What to produce: Among the entries that follow, locate the line with "Clone this chart in Apache ECharts." and the line with "const yTicks = [0,5,10,15,20,25];". Output those lines and all lines in between, exactly, minus the pictures.

Data rows:
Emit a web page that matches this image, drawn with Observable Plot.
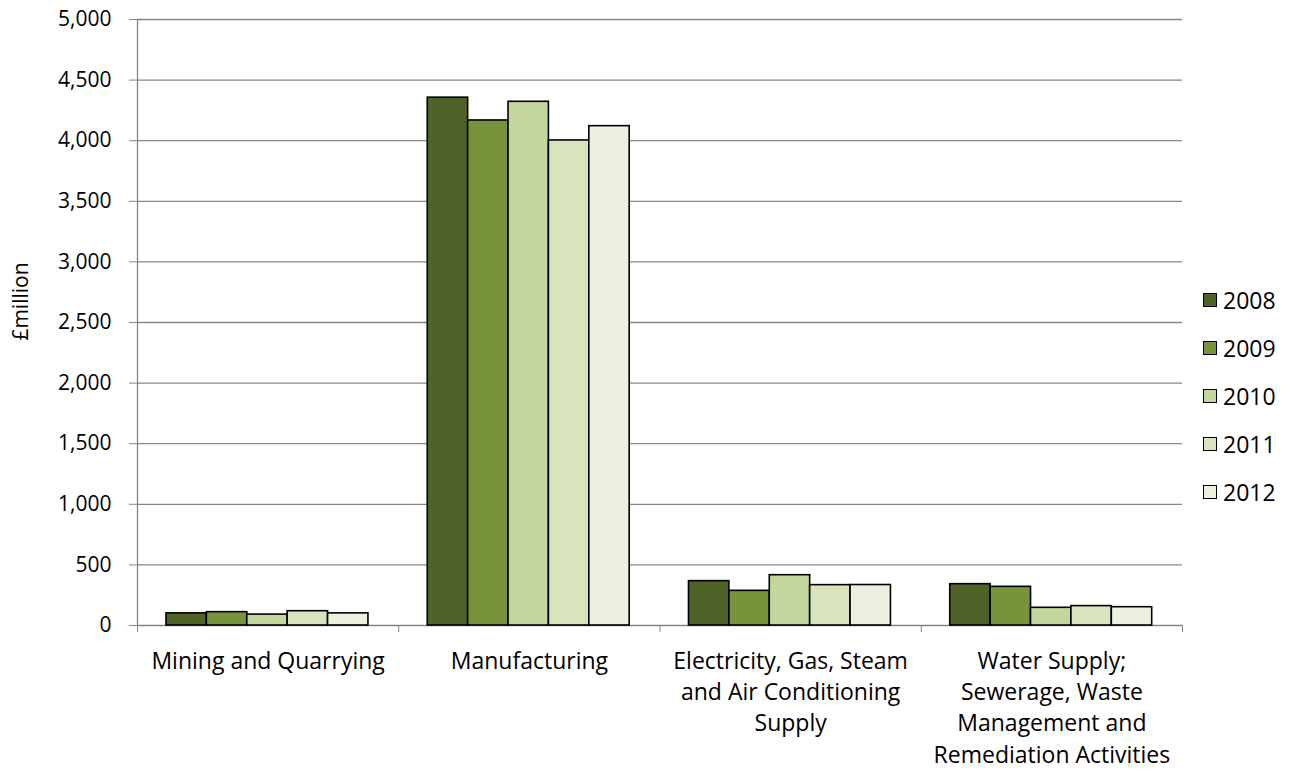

* * *

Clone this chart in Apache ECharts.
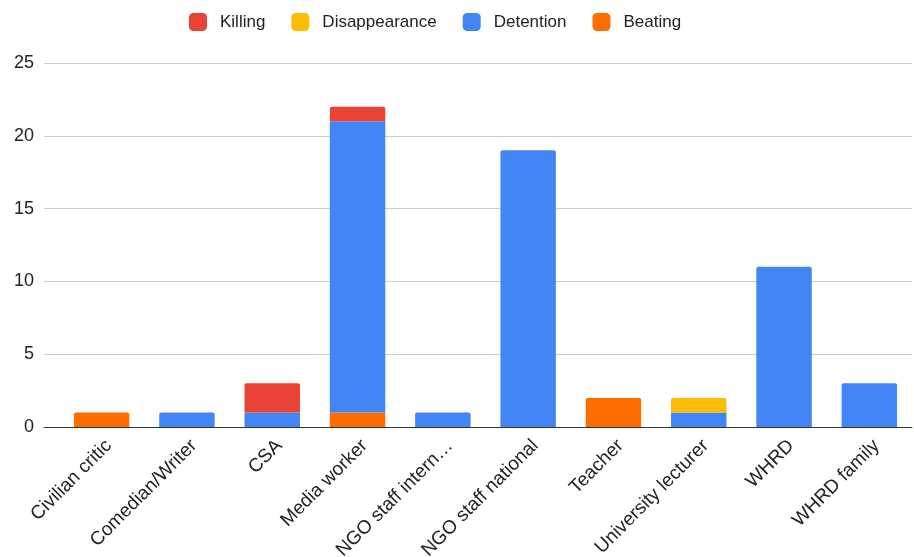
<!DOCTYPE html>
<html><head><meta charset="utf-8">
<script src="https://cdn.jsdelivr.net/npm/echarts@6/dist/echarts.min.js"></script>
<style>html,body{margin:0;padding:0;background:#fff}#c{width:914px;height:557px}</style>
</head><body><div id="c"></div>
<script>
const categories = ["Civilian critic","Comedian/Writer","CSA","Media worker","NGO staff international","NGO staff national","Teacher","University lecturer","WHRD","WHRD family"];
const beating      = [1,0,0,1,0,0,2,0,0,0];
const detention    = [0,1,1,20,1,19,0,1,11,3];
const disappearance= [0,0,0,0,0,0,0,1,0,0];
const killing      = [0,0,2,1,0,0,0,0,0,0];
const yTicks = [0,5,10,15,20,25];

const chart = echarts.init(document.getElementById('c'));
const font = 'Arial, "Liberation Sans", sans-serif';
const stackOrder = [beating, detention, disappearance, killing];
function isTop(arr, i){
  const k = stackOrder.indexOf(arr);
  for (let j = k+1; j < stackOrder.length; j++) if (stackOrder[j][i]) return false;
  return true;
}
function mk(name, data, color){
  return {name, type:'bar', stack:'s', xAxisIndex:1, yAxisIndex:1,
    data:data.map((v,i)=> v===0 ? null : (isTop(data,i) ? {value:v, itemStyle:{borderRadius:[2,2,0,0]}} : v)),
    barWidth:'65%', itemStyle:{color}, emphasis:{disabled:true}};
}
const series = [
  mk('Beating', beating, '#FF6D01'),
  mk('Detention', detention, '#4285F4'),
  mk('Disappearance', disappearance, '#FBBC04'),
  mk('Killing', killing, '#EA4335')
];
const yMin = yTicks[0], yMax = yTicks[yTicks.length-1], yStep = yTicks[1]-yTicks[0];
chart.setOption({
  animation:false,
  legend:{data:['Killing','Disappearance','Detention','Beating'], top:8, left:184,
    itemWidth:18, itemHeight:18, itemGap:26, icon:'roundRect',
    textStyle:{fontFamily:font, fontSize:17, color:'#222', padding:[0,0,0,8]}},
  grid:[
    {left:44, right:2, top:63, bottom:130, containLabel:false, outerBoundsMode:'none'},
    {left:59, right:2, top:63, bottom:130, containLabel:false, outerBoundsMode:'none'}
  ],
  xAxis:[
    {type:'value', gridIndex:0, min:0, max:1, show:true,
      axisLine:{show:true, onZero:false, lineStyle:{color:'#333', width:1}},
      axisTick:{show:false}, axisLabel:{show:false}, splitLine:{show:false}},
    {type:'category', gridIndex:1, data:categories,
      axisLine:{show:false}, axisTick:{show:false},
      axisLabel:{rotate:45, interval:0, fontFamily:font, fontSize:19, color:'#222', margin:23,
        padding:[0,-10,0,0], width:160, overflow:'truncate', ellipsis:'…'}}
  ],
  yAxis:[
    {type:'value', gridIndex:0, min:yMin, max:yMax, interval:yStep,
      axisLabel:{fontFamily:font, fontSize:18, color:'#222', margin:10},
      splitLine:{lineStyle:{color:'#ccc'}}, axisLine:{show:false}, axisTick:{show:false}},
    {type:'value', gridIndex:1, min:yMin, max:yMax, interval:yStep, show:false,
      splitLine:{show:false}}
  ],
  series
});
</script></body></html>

Solution to the problem:
Clone this chart in Apache ECharts.
<!DOCTYPE html>
<html><head><meta charset="utf-8">
<script src="https://cdn.jsdelivr.net/npm/echarts@6/dist/echarts.min.js"></script>
<style>html,body{margin:0;padding:0;background:#fff}#c{width:914px;height:557px}</style>
</head><body><div id="c"></div>
<script>
const categories = ["Civilian critic","Comedian/Writer","CSA","Media worker","NGO staff international","NGO staff national","Teacher","University lecturer","WHRD","WHRD family"];
const beating      = [1,0,0,1,0,0,2,0,0,0];
const detention    = [0,1,1,20,1,19,0,1,11,3];
const disappearance= [0,0,0,0,0,0,0,1,0,0];
const killing      = [0,0,2,1,0,0,0,0,0,0];
const yTicks = [0,5,10,15,20,25];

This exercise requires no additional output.